• What you will do: Print nothing but the lines from the start of the listing below through the line that contains "return None". Do not include the pictures.

▬▬▬▬▬▬

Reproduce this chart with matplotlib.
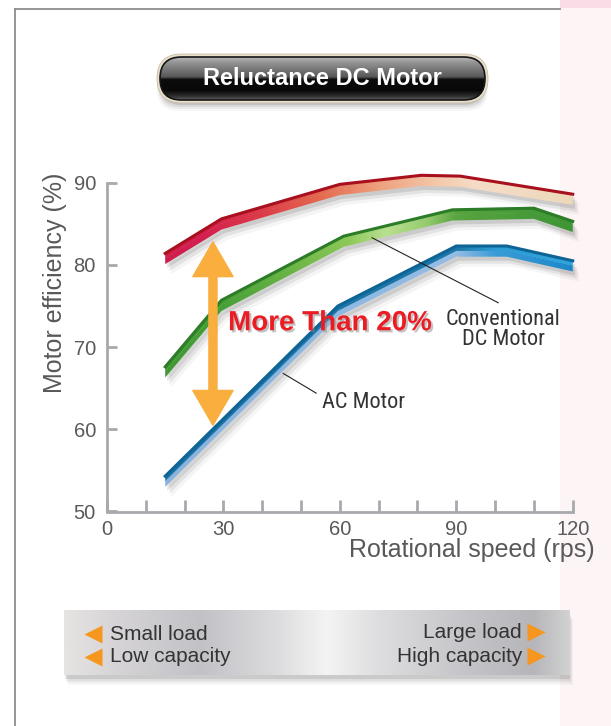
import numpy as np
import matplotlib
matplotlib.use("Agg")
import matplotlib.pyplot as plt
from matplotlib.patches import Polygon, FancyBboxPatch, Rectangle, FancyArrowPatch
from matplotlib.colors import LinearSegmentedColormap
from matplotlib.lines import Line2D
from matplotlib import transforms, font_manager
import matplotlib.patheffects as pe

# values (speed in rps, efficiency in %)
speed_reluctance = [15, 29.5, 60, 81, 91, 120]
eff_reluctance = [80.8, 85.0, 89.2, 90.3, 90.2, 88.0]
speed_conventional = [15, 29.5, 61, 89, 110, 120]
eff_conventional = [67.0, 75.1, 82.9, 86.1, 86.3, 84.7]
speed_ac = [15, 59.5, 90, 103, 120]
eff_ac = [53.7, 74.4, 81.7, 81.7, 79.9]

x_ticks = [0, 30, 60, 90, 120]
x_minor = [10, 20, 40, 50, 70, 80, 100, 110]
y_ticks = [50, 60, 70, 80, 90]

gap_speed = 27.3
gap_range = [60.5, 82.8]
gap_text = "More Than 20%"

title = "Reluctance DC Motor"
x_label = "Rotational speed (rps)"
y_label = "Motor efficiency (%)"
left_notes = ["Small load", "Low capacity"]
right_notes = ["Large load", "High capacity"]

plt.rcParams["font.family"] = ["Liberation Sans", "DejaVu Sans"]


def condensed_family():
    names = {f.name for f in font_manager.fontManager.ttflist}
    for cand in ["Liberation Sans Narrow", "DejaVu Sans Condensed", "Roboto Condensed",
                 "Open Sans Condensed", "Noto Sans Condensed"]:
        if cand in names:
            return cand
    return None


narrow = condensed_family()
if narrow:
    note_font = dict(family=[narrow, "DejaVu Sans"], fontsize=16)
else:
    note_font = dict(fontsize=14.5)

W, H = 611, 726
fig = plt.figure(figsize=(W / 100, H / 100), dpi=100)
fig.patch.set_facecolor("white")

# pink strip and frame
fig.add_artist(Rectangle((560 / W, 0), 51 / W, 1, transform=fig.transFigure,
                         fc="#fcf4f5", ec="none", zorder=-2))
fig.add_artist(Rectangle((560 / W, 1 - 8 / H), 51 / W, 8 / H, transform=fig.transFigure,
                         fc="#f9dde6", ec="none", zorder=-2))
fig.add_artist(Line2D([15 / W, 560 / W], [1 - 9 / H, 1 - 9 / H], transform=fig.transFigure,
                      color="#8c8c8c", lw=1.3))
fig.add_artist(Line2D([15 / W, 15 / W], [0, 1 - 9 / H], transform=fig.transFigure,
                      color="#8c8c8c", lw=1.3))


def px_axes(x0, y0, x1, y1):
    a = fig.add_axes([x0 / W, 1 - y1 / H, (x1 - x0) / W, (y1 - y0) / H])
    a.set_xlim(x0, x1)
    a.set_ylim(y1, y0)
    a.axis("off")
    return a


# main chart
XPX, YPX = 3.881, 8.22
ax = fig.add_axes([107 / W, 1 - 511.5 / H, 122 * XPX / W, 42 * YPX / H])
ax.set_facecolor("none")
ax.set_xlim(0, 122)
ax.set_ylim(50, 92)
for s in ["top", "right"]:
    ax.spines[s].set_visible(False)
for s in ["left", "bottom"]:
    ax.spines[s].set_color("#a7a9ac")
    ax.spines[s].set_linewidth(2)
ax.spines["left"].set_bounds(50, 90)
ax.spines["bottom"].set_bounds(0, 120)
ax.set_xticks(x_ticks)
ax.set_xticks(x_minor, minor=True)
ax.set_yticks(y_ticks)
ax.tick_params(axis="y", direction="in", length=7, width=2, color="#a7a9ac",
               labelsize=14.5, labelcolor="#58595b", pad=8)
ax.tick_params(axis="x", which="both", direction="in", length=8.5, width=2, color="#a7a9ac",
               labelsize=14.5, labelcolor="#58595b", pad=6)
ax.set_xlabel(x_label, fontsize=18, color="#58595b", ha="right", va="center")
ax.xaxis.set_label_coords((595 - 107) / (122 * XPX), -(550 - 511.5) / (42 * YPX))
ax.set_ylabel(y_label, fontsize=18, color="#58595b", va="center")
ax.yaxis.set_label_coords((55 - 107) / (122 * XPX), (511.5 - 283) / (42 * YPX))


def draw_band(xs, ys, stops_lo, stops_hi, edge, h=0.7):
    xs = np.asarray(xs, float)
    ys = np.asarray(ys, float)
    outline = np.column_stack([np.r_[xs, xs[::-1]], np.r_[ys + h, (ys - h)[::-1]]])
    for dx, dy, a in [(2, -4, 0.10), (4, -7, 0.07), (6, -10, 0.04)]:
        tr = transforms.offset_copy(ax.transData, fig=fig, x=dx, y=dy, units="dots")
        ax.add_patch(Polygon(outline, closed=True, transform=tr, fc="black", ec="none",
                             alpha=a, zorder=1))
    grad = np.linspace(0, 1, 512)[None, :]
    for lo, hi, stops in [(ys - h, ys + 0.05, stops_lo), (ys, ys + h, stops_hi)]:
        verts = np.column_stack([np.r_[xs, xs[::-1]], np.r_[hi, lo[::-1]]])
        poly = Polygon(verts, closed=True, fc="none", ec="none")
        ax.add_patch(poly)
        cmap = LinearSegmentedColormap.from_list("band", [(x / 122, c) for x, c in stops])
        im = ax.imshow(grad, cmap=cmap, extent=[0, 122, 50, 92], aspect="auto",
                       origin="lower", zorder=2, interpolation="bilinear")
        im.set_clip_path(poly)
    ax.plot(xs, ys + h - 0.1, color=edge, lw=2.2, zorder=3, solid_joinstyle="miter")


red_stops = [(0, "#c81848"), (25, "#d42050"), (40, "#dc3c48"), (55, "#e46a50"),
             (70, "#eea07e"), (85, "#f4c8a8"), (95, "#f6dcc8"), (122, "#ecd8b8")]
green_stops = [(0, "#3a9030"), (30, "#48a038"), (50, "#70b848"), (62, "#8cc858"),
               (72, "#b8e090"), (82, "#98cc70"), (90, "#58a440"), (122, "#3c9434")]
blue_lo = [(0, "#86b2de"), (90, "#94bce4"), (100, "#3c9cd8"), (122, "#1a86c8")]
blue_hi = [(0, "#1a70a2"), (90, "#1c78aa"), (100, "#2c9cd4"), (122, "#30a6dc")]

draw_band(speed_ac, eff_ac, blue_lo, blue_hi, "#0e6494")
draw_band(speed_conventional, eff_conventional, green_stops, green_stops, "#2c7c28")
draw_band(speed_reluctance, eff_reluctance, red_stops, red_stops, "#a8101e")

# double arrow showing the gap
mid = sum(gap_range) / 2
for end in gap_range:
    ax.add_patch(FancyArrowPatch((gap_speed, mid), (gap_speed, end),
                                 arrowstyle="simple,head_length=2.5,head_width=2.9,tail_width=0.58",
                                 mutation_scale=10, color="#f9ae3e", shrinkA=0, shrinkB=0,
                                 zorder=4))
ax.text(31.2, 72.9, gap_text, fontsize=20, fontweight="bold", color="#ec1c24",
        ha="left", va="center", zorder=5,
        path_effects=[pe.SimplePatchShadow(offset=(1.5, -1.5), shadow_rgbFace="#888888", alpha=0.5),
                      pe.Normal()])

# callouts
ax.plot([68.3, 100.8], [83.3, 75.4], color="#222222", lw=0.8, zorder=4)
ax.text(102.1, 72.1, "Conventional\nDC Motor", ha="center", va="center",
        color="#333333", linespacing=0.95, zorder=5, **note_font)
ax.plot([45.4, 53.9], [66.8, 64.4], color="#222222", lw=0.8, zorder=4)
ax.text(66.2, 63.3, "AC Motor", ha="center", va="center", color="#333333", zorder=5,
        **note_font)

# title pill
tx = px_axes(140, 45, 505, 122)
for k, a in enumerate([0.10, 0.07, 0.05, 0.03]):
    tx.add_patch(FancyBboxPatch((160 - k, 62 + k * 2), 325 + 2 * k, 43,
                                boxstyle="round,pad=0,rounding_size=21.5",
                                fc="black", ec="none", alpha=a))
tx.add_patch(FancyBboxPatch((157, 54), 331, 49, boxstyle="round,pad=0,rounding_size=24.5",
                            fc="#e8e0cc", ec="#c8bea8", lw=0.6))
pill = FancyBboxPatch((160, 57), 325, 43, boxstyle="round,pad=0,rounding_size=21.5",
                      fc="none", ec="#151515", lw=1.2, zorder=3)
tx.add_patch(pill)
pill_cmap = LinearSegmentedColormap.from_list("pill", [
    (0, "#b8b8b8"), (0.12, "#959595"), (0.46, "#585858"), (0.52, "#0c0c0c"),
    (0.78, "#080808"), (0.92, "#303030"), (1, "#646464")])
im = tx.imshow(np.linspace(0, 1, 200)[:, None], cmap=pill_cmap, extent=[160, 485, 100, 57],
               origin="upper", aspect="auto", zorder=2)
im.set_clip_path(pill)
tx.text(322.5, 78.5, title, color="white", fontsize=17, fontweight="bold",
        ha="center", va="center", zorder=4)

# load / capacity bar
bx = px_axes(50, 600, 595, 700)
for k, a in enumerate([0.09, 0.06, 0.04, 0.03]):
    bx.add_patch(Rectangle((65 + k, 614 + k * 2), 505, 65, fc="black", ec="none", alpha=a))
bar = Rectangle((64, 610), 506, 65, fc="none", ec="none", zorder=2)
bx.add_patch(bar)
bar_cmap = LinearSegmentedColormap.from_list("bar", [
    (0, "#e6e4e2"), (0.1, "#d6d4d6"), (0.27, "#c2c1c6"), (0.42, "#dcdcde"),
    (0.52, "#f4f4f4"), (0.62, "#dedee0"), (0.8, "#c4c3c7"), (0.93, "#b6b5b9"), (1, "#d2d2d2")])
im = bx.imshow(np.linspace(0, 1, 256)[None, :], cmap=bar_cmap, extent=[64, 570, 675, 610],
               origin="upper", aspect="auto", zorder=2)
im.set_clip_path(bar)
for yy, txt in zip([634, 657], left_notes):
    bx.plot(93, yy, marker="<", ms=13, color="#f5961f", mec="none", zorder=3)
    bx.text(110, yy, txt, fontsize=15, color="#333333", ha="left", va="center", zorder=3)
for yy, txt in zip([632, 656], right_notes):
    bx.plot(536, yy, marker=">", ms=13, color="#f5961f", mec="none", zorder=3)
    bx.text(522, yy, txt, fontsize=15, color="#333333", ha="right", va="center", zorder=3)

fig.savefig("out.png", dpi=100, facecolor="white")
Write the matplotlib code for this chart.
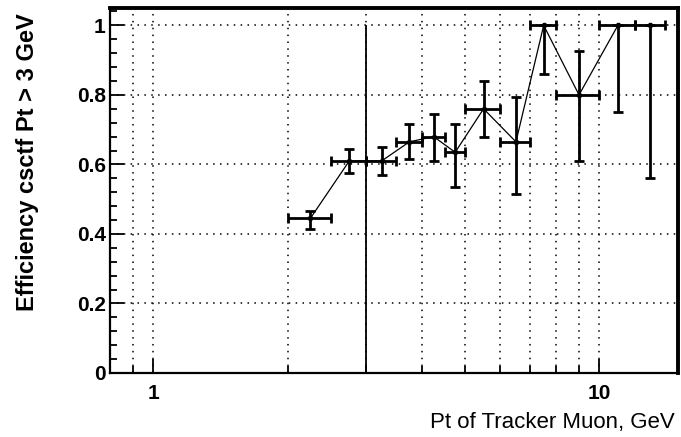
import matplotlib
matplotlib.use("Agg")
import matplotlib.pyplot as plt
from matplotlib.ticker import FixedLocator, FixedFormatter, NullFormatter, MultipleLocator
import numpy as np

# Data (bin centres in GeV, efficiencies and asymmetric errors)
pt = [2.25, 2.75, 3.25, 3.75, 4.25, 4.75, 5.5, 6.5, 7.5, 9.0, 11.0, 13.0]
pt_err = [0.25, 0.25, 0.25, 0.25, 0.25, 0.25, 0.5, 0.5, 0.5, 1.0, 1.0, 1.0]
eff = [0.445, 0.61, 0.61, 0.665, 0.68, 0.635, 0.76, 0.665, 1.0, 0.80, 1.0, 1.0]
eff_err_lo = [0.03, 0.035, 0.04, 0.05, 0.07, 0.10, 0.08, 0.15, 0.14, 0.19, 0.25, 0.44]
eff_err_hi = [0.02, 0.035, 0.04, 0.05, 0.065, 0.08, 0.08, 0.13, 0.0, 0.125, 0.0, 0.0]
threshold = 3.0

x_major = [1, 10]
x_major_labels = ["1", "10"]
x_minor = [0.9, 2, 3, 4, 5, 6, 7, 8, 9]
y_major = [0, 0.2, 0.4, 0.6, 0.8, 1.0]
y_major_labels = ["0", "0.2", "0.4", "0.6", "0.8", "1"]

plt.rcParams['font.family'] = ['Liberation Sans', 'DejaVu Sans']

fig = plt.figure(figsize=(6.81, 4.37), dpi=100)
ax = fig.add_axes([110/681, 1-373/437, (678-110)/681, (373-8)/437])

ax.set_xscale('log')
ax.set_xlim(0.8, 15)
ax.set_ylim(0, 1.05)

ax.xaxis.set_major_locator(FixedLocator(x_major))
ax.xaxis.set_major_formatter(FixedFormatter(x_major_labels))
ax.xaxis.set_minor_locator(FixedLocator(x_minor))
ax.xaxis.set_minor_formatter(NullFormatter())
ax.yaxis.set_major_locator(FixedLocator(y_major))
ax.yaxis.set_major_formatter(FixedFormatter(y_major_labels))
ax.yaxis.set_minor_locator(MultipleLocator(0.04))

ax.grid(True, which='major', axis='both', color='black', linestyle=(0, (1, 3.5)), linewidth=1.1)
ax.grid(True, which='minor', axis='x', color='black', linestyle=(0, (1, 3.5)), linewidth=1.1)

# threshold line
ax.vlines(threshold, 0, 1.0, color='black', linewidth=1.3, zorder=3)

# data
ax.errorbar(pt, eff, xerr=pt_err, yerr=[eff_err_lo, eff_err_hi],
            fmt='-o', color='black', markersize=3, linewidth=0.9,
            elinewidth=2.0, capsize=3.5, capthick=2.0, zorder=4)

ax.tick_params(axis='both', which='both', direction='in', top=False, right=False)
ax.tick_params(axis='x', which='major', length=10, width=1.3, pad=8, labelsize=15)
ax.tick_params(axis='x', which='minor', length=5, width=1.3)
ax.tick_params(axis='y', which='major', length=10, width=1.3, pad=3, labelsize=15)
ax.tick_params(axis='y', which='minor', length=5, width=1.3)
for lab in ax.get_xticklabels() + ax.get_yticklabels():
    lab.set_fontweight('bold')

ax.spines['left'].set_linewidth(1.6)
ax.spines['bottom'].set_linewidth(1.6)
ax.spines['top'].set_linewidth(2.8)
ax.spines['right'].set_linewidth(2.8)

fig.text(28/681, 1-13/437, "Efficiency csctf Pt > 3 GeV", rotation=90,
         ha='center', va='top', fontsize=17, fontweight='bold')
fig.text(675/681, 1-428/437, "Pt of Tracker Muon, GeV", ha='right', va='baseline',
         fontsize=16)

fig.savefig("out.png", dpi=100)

▬▬▬▬▬▬

• Final result:
Reproduce this chart with matplotlib.
import numpy as np
import matplotlib
matplotlib.use("Agg")
import matplotlib.pyplot as plt
from matplotlib.patches import Polygon, FancyBboxPatch, Rectangle, FancyArrowPatch
from matplotlib.colors import LinearSegmentedColormap
from matplotlib.lines import Line2D
from matplotlib import transforms, font_manager
import matplotlib.patheffects as pe

# values (speed in rps, efficiency in %)
speed_reluctance = [15, 29.5, 60, 81, 91, 120]
eff_reluctance = [80.8, 85.0, 89.2, 90.3, 90.2, 88.0]
speed_conventional = [15, 29.5, 61, 89, 110, 120]
eff_conventional = [67.0, 75.1, 82.9, 86.1, 86.3, 84.7]
speed_ac = [15, 59.5, 90, 103, 120]
eff_ac = [53.7, 74.4, 81.7, 81.7, 79.9]

x_ticks = [0, 30, 60, 90, 120]
x_minor = [10, 20, 40, 50, 70, 80, 100, 110]
y_ticks = [50, 60, 70, 80, 90]

gap_speed = 27.3
gap_range = [60.5, 82.8]
gap_text = "More Than 20%"

title = "Reluctance DC Motor"
x_label = "Rotational speed (rps)"
y_label = "Motor efficiency (%)"
left_notes = ["Small load", "Low capacity"]
right_notes = ["Large load", "High capacity"]

plt.rcParams["font.family"] = ["Liberation Sans", "DejaVu Sans"]


def condensed_family():
    names = {f.name for f in font_manager.fontManager.ttflist}
    for cand in ["Liberation Sans Narrow", "DejaVu Sans Condensed", "Roboto Condensed",
                 "Open Sans Condensed", "Noto Sans Condensed"]:
        if cand in names:
            return cand
    return None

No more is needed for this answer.